In fact, it is being openly said in the SP camp that now that the party has got a strong Muslim face, it will be able to give a befitting reply to all those who attack SP’s secular and pro-Muslim stance.

Of course, there are Muslim bodies that feel that Bukhari acted in haste and his appeal will confuse the Muslim voter further and thus divide his vote. While not wishing to be quoted, several senior clerics representing both the Shia and the Sunni told Uday India that Bukhari’s move was not only hasty, against the role of a cleric but was also opportunistic and aimed at personal gains rather than the good of the community.

They feel that the Muslims must be cautious of any allurement. The minority voters must exercise their rights to vote carefully and fearlessly ensuring that they cast their vote for the man and party that will help their community move ahead, they emphasised.

Ironically, on the same day, when Bukhari was pledging his support to SP, film director Muzaffar Ali was switching his loyalty from SP to the Congress.

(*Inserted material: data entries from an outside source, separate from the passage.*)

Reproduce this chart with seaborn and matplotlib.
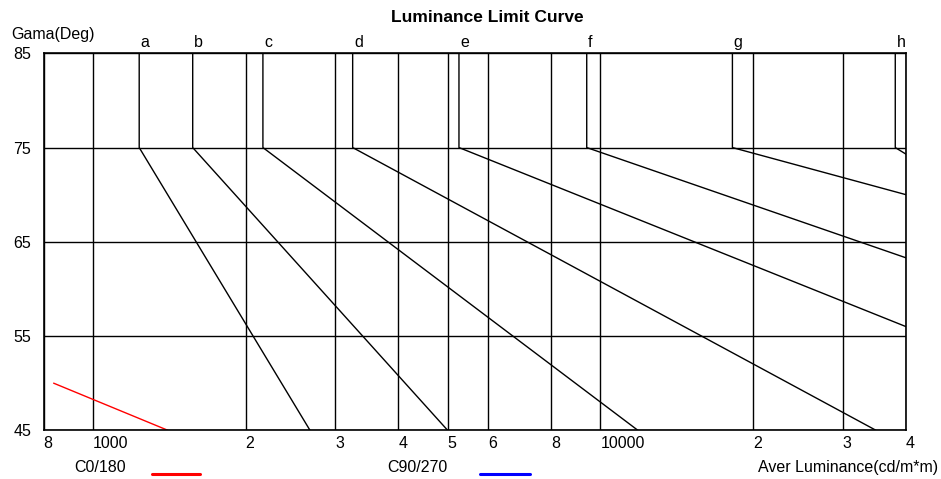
import pandas as pd
import seaborn as sns
import matplotlib.pyplot as plt
from matplotlib.lines import Line2D
from matplotlib.ticker import NullLocator

# limit curves a..h: vertical from 85 to 75 deg at start_lum, then straight to the end point
curve_names = ['a', 'b', 'c', 'd', 'e', 'f', 'g', 'h']
start_lum = [1234, 1573, 2163, 3250, 5264, 9398, 18200, 38100]
end_lum = [2678, 5000, 11850, 34900, 40000, 40000, 40000, 40000]
end_gamma = [45, 45, 45, 45, 56.0, 63.3, 70.0, 74.3]

# measured curve C0/180
c0_lum = [837, 1405]
c0_gamma = [50, 45]

x_ticks = [800, 1000, 2000, 3000, 4000, 5000, 6000, 8000, 10000, 20000, 30000, 40000]
x_labels = ['8', '1000', '2', '3', '4', '5', '6', '8', '10000', '2', '3', '4']
y_ticks = [45, 55, 65, 75, 85]

rows = []
for name, s, e, g in zip(curve_names, start_lum, end_lum, end_gamma):
    rows.append((name, 0, s, 85))
    rows.append((name, 1, s, 75))
    rows.append((name, 2, e, g))
df = pd.DataFrame(rows, columns=['curve', 'order', 'lum', 'gamma'])
df_c0 = pd.DataFrame({'lum': c0_lum, 'gamma': c0_gamma})

sns.set_style('white')
plt.rcParams['font.family'] = ['Liberation Sans', 'DejaVu Sans']
plt.rcParams['text.color'] = 'black'

fig = plt.figure(figsize=(9.41, 4.79), dpi=100)
ax = fig.add_axes([0.0464, 0.1017, 0.9164, 0.7870])

sns.lineplot(data=df, x='lum', y='gamma', units='curve', estimator=None, sort=False,
             color='black', lw=1.0, ax=ax, legend=False)
sns.lineplot(data=df_c0, x='lum', y='gamma', sort=False, color='red', lw=1.0, ax=ax)

ax.set_xscale('log')
ax.set_xlim(800, 40000)
ax.set_ylim(45, 85)
ax.set_xticks(x_ticks)
ax.set_xticklabels(x_labels, ha='left')
ax.xaxis.set_minor_locator(NullLocator())
ax.set_yticks(y_ticks)
ax.grid(True, which='major', color='black', lw=1.0)
ax.tick_params(axis='both', length=0, labelsize=11.5, colors='black')
ax.tick_params(axis='x', pad=4)
ax.tick_params(axis='y', pad=9)
ax.set_xlabel('')
ax.set_ylabel('')
for sp in ax.spines.values():
    sp.set_color('black')
    sp.set_linewidth(1.2)

# curve letters above the top edge
for name, s in zip(curve_names, start_lum):
    ax.annotate(name, (s, 85), xytext=(1, 4.5), textcoords='offset points',
                ha='left', va='baseline', fontsize=11.5, color='black')

fig.text(487 / 941, 1 - 17.5 / 479, 'Luminance Limit Curve', ha='center', va='center',
         fontsize=12.5, fontweight='bold')
fig.text(11.7 / 941, 1 - 35 / 479, 'Gama(Deg)', ha='left', va='center', fontsize=11.5)
fig.text(938 / 941, 1 - 467.5 / 479, 'Aver Luminance(cd/m*m)', ha='right', va='center', fontsize=11.5)

# legend row
fig.text(74 / 941, 1 - 467.5 / 479, 'C0/180', ha='left', va='center', fontsize=11.5)
fig.add_artist(Line2D([151.7 / 941, 200 / 941], [1 - 474.3 / 479] * 2, color='red', lw=2.2))
fig.text(387 / 941, 1 - 467.5 / 479, 'C90/270', ha='left', va='center', fontsize=11.5)
fig.add_artist(Line2D([480 / 941, 530 / 941], [1 - 474.3 / 479] * 2, color='blue', lw=2.2))

plt.savefig('out.png', dpi=100)
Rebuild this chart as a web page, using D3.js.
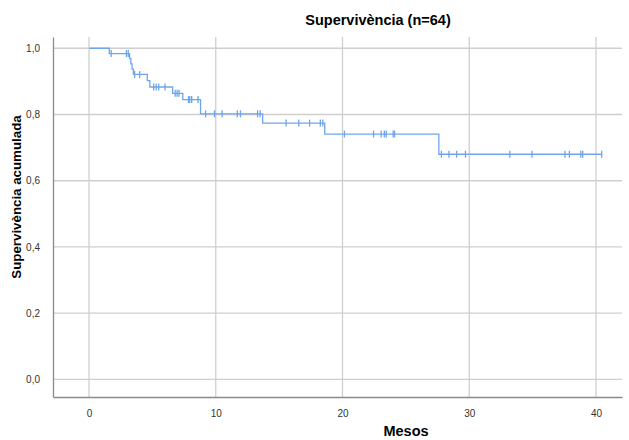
<!DOCTYPE html>
<html><head><meta charset="utf-8">
<script src="https://cdn.jsdelivr.net/npm/d3@7"></script>
<style>body{margin:0;background:#fff}svg{display:block}text{font-family:"Liberation Sans",Arial,sans-serif}</style>
</head><body><svg id="c" width="629" height="440"></svg>
<script>
// Step curve: event times (months) and survival after each event
const stepTimes = [0, 1.6, 3.2, 3.3, 3.4, 3.5, 4.6, 4.8, 6.6, 7.4, 8.8, 13.7, 18.6, 27.6];
const stepSurv  = [1.0, 0.984, 0.969, 0.953, 0.937, 0.921, 0.902, 0.883, 0.864, 0.845, 0.802, 0.774, 0.741, 0.680];
const endTime = 40.45;
// censored observations (months)
const censorTimes = [1.75, 2.95, 3.1, 3.6, 4.0, 5.1, 5.3, 5.5, 6.0, 6.8, 6.95, 7.1,
  7.85, 7.95, 8.1, 8.6, 9.2, 9.9, 10.5, 11.7, 11.95, 13.3, 13.5,
  15.55, 16.55, 17.4, 18.25, 18.45, 20.15, 22.45, 23.05, 23.3, 23.45, 24.0, 24.1,
  27.8, 28.4, 29.0, 29.7, 33.2, 34.95, 37.55, 37.9, 38.8, 38.95, 40.45];
const xTicks = [0, 10, 20, 30, 40];
const yTicks = [0, 0.2, 0.4, 0.6, 0.8, 1.0];
const title = "Supervivència (n=64)";
const xTitle = "Mesos";
const yTitle = "Supervivència acumulada";

const svg = d3.select("#c");
const L = 53, R = 622, T = 37, B = 397;
const x = d3.scaleLinear().domain([-2.84, 42.05]).range([L, R]);
const y = d3.scaleLinear().domain([-0.053, 1.034]).range([B, T]);

// gridlines
svg.append("g").selectAll("line").data(xTicks).join("line")
  .attr("x1", d => x(d)).attr("x2", d => x(d)).attr("y1", T).attr("y2", B)
  .attr("stroke", "#cfcfcf").attr("stroke-width", 1.3);
svg.append("g").selectAll("line").data(yTicks).join("line")
  .attr("x1", L).attr("x2", R).attr("y1", d => y(d)).attr("y2", d => y(d))
  .attr("stroke", "#cfcfcf").attr("stroke-width", 1.3);

// axes
const fmt = d => d3.format(".1f")(d).replace(".", ",");
const xa = svg.append("g").attr("transform", `translate(0,${B})`)
  .call(d3.axisBottom(x).tickValues(xTicks).tickSize(0).tickPadding(13).tickFormat(d3.format("d")));
const ya = svg.append("g").attr("transform", `translate(${L},0)`)
  .call(d3.axisLeft(y).tickValues(yTicks).tickSize(0).tickPadding(13).tickFormat(fmt));
[xa, ya].forEach(a => {
  a.select(".domain").attr("stroke", "#8a8a8a").attr("stroke-width", 1.3);
  a.selectAll("text").attr("font-size", 10).attr("fill", "#333")
    .style("font-family", '"Liberation Sans",Arial,sans-serif');
});

// survival step line
const pts = stepTimes.map((t, i) => [t, stepSurv[i]]);
pts.push([endTime, stepSurv[stepSurv.length - 1]]);
const line = d3.line().x(d => x(d[0])).y(d => y(d[1])).curve(d3.curveStepAfter);
const col = "#6fa5ea";
svg.append("path").datum(pts).attr("d", line).attr("fill", "none")
  .attr("stroke", col).attr("stroke-width", 1.3);

const survAt = t => { let s = 1; stepTimes.forEach((st, i) => { if (st <= t) s = stepSurv[i]; }); return s; };
svg.append("g").selectAll("line").data(censorTimes).join("line")
  .attr("x1", d => x(d)).attr("x2", d => x(d))
  .attr("y1", d => y(survAt(d)) - 3.5).attr("y2", d => y(survAt(d)) + 3.5)
  .attr("stroke", col).attr("stroke-width", 1.3);

// titles
svg.append("text").attr("x", 378).attr("y", 25).attr("text-anchor", "middle")
  .attr("font-size", 14.5).attr("font-weight", "bold").text(title);
svg.append("text").attr("x", 406).attr("y", 436).attr("text-anchor", "middle")
  .attr("font-size", 14.5).attr("font-weight", "bold").text(xTitle);
svg.append("text").attr("transform", "translate(21,197) rotate(-90)").attr("text-anchor", "middle")
  .attr("font-size", 13.3).attr("font-weight", "bold").text(yTitle);
</script></body></html>
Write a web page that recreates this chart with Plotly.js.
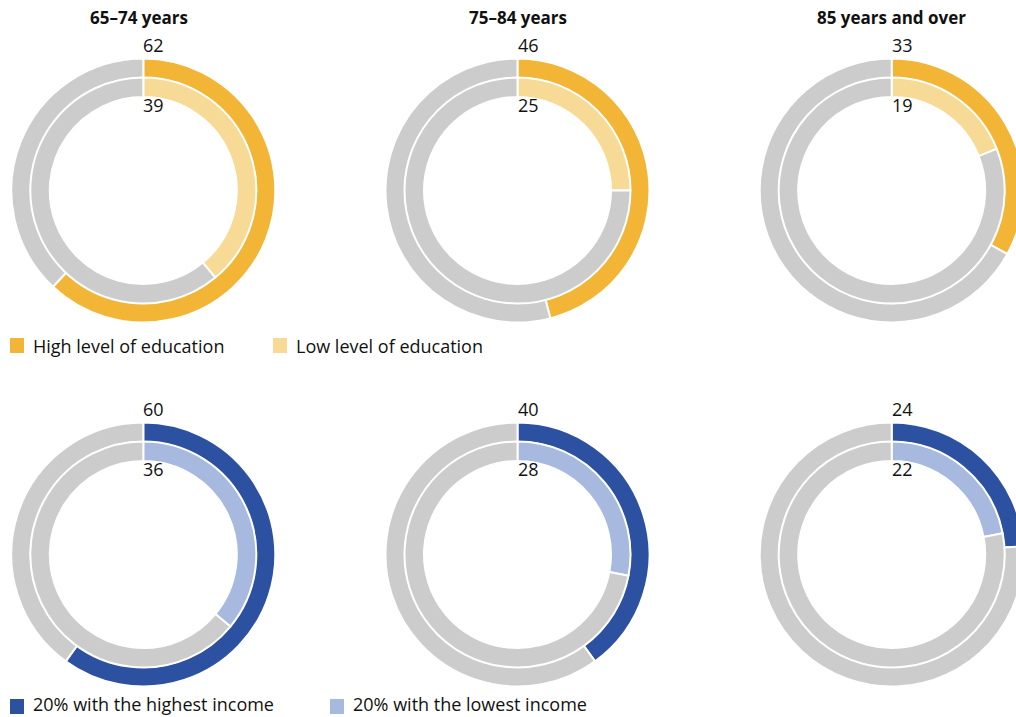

In Lucknow, amidst a lot of excitement, the Congress welcomed Ali into the party fold. Muzaffar Ali had joined the SP in the mid-nineties and had even contested election on SP ticket. But he soon fell off as he failed to adjust himself to the tenor of the party which failed to let him dream.

In his own words, Ali joined the Congress, with the confidence that here he would be allowed to dream and help promote the culture, spirit of Awadh and thus project the true Uttar Pardesh. This freedom he did not get in the regional party SP and hence felt suffocated and lost. In the Congress, Ali hopes that his dreams would get wings and his visions of development get a concrete shape.

Though a Shia by birth, Ali has no hold over the sect. While his joining the Congress may add a Bollywood stamp to the Congress, Ali, it is doubtful, will be able to influence his community to vote for the Congress.